Grace, like a season, has its end.

Not because God is cruel, but because grace was always meant to awaken gratitude, not greed. To spark joy, not ownership. To teach us the art of receiving, not the ugliness of clenching.

“He that trusteth in his riches shall fall: but the righteous shall flourish as a branch” (Proverbs 11:28)

Yet, how many of us plant ourselves in sugar as if it were soil?

Even candy must be excreted. Even joy must pass through the body and return to the earth. Even our laughter echoes only for a while.

“All go unto one place; all are of the dust, and all turn to dust again” (Ecclesiastes 3:20)

We are passing things in a passing world, and every bite of grace was meant to remind us not of ownership—but of the Giver’s love.

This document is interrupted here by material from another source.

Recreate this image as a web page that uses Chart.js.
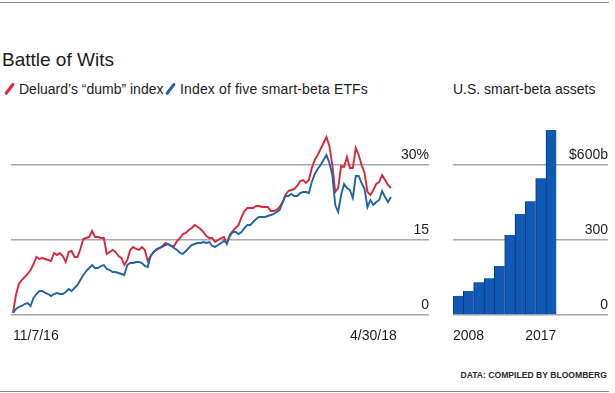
<!DOCTYPE html>
<html>
<head>
<meta charset="utf-8">
<script src="https://cdn.jsdelivr.net/npm/chart.js@4.4.1/dist/chart.umd.min.js"></script>
<style>
  body { margin: 0; width: 615px; height: 393px; position: relative; overflow: hidden; background: #fff;
         font-family: "Liberation Sans", Arial, sans-serif; color: #1c1c1c; }
  .rule { position: absolute; left: 0; width: 609px; height: 1px; background: #8c8c8c; }
  .txt { position: absolute; white-space: nowrap; line-height: 1; }
  #title { left: 2px; top: 50px; font-size: 19px; }
  .legend { top: 82px; font-size: 14px; }
  .slash { position: absolute; top: 82px; width: 3.4px; height: 14px; border-radius: 2px; transform: rotate(38deg); }
  #footer { right: 8px; top: 371px; font-size: 8.6px; font-weight: bold; color: #2a2a2a; }
  canvas { position: absolute; }
</style>
</head>
<body>
<div class="rule" style="top:2px"></div>
<div class="txt" id="title">Battle of Wits</div>
<span class="slash" style="left:8px;background:#d7283b"></span>
<div class="txt legend" style="left:19px">Deluard’s “dumb” index</div>
<span class="slash" style="left:169px;background:#1f65a6"></span>
<div class="txt legend" style="left:180px;letter-spacing:0.15px">Index of five smart-beta ETFs</div>
<div class="txt legend" style="left:453px">U.S. smart-beta assets</div>

<canvas id="lineChart" width="429" height="235" style="left:0;top:110px"></canvas>
<canvas id="barChart" width="175" height="235" style="left:440px;top:110px"></canvas>

<div class="txt" id="footer">DATA: COMPILED BY BLOOMBERG</div>
<div class="rule" style="top:391px"></div>

<script>
// cumulative return, %, sampled roughly every third trading day from 11/7/16 to 4/30/18
const dumbIndex = [
  0.4, 4, 6.2, 7, 7.6, 8.2, 9, 10.2, 11.6, 11.2, 11.4, 11.2, 11, 10.8, 12.4, 12, 12.4, 11.8, 10.6, 12.6,
  12.8, 11.6, 11.6, 13.2, 15.2, 15.4, 15.6, 16.8, 15.6, 15.6, 15.4, 15.4, 12.2, 12.6, 13, 12.6, 11.8, 11.4, 10, 11,
  13, 13.6, 13.2, 13, 13.6, 13, 10.8, 11.8, 12.6, 13, 13.4, 13.8, 14.4, 14.2, 13.8, 13.8, 14.8, 15.4, 16.2, 16.4,
  17, 17.4, 18, 17.6, 17.2, 16.6, 15.8, 15.4, 15.4, 14.6, 15, 15.4, 15.6, 14.2, 16, 16.8, 17.4, 18, 19.6, 20.8,
  21.4, 21.4, 21.4, 21.8, 21.8, 21.6, 21.6, 21.6, 20.8, 20.8, 21, 21.6, 22.6, 24, 24.8, 25, 25.2, 25.8, 26.8, 27,
  26.4, 27, 29.4, 31, 32, 33.2, 34.4, 35.6, 33.8, 30, 24.6, 25.4, 29.8, 29.6, 31.6, 29.4, 29.4, 33.4, 32, 30,
  28.4, 24.6, 24, 25, 26.2, 26.6, 28, 27, 26, 25.4
];
const smartBeta = [
  0.4, 1.2, 1.6, 1.8, 2.2, 2.4, 1.8, 3.4, 4.2, 4.8, 4.8, 4.4, 4.2, 3.8, 4.2, 4.4, 4.2, 4.2, 4.6, 5.2,
  4.8, 5.4, 6, 7, 8, 8.8, 9.4, 10, 9.4, 9.4, 9.8, 10, 9.2, 9, 8.6, 8.6, 8.4, 8.2, 8, 10,
  10.4, 10.4, 10.6, 10.6, 10.4, 9.8, 9.6, 11.8, 12.6, 13.2, 13.4, 13.6, 14, 14.2, 13.8, 13.4, 13, 12.4, 12.2, 12.8,
  13.4, 14, 14.2, 14.4, 14.4, 14.6, 14.4, 14.6, 13.8, 13.6, 14, 14.4, 14.8, 14.4, 15.8, 16.6, 16.6, 16.2, 16.6, 17.4,
  18, 18, 18.6, 19.2, 19.6, 19.6, 19.6, 19.8, 20, 20.2, 20.6, 21, 22.4, 23.8, 23.8, 24.2, 23.8, 23.8, 24.4, 24.6,
  24.6, 24.4, 26.6, 28.2, 29.2, 30, 31, 32, 30.4, 28, 22, 20.6, 24, 26.2, 25.4, 25, 23.4, 27.8, 27.8, 26.4,
  25.2, 21.6, 23, 22, 22.6, 23, 24.8, 23.6, 22.6, 23.6
];
const dateLabels = ['11/7/16', '4/30/18'];
const pctTicks = [0, 15, 30];

// U.S. smart-beta assets, $ billions
const years = [2008, 2009, 2010, 2011, 2012, 2013, 2014, 2015, 2016, 2017];
const assets = [76, 96, 131, 147, 196, 320, 404, 455, 547, 740];
const yearLabels = ['2008', '2017'];
const assetTicks = [0, 300, 600];

const RED = '#d7283b';
const BLUE = '#1f65a6';
const GRID = '#a9a9a9';
const FONT = { family: '"Liberation Sans", Arial, sans-serif', size: 14 };

const lastIdx = dumbIndex.length - 1;

// keep the plot area where it is: no extra room for the mirrored labels
const flatY = s => { s.width = 0; s.paddingTop = 0; s.paddingBottom = 0; };

new Chart(document.getElementById('lineChart'), {
  type: 'line',
  data: {
    datasets: [
      {
        label: 'Index of five smart-beta ETFs',
        data: smartBeta.map((v, i) => ({ x: i, y: v })),
        borderColor: BLUE, borderWidth: 1.9, pointRadius: 0, tension: 0, order: 0
      },
      {
        label: 'Deluard’s “dumb” index',
        data: dumbIndex.map((v, i) => ({ x: i, y: v })),
        borderColor: RED, borderWidth: 1.9, pointRadius: 0, tension: 0, order: 1
      }
    ]
  },
  options: {
    responsive: false,
    animation: false,
    events: [],
    layout: { padding: 0 },
    plugins: { legend: { display: false }, tooltip: { enabled: false } },
    scales: {
      x: {
        type: 'linear',
        min: -0.67,
        max: lastIdx + 13,
        grid: { display: false, drawTicks: false },
        border: { display: false },
        afterBuildTicks: s => { s.ticks = [{ value: 0 }, { value: lastIdx + 2 }]; },
        afterFit: s => { s.height = 30; },
        ticks: {
          align: 'inner', padding: 13, maxRotation: 0, autoSkip: false,
          color: '#1c1c1c', font: FONT,
          callback: (v, i) => dateLabels[i]
        }
      },
      y: {
        position: 'right',
        min: 0,
        max: 41,
        afterBuildTicks: s => { s.ticks = pctTicks.map(v => ({ value: v })); },
        afterFit: flatY,
        grid: { color: GRID, lineWidth: 1.5, drawTicks: false },
        border: { display: false },
        ticks: {
          mirror: true, padding: 0, labelOffset: -10,
          color: '#1c1c1c', font: FONT,
          callback: v => v === 30 ? '30%' : String(v)
        }
      }
    }
  }
});

new Chart(document.getElementById('barChart'), {
  type: 'bar',
  data: {
    datasets: [{
      label: 'U.S. smart-beta assets',
      data: years.map((y, i) => ({ x: y, y: assets[i] })),
      backgroundColor: '#1059b4',
      borderColor: '#0a3a78',
      borderWidth: { left: 1, right: 0, top: 0, bottom: 0 },
      barPercentage: 1,
      categoryPercentage: 1
    }]
  },
  options: {
    responsive: false,
    animation: false,
    events: [],
    layout: { padding: { left: 12, right: 7, top: 0, bottom: 0 } },
    plugins: { legend: { display: false }, tooltip: { enabled: false } },
    scales: {
      x: {
        type: 'linear',
        offset: false,
        min: 2007.5,
        max: 2022.5,
        grid: { display: false, drawTicks: false },
        border: { display: false },
        afterBuildTicks: s => { s.ticks = [{ value: 2007.5 }, { value: 2017.5 }]; },
        afterFit: s => { s.height = 30; },
        ticks: {
          align: 'inner', padding: 13, maxRotation: 0, autoSkip: false,
          color: '#1c1c1c', font: FONT,
          callback: (v, i) => yearLabels[i]
        }
      },
      y: {
        position: 'right',
        min: 0,
        max: 820,
        afterBuildTicks: s => { s.ticks = assetTicks.map(v => ({ value: v })); },
        afterFit: flatY,
        grid: { color: GRID, lineWidth: 1.5, drawTicks: false },
        border: { display: false },
        ticks: {
          mirror: true, padding: 0, labelOffset: -10,
          color: '#1c1c1c', font: FONT,
          callback: v => v === 600 ? '$600b' : String(v)
        }
      }
    }
  }
});
</script>
</body>
</html>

And so, this is the call: to remember the store was always a gift. To live as if grace still hangs on the door:

“All Free. Come, taste, enjoy.”

To return again to the wide-eyed wonder of the first child. To fling candy into the sky once more. To dance not because we earned it, but because we were loved enough to be let in.

“Better is a handful with quietness, than both the hands full with travail and vexation of spirit” (Ecclesiastes 4:6)

In that quiet gratitude lies the secret of grace.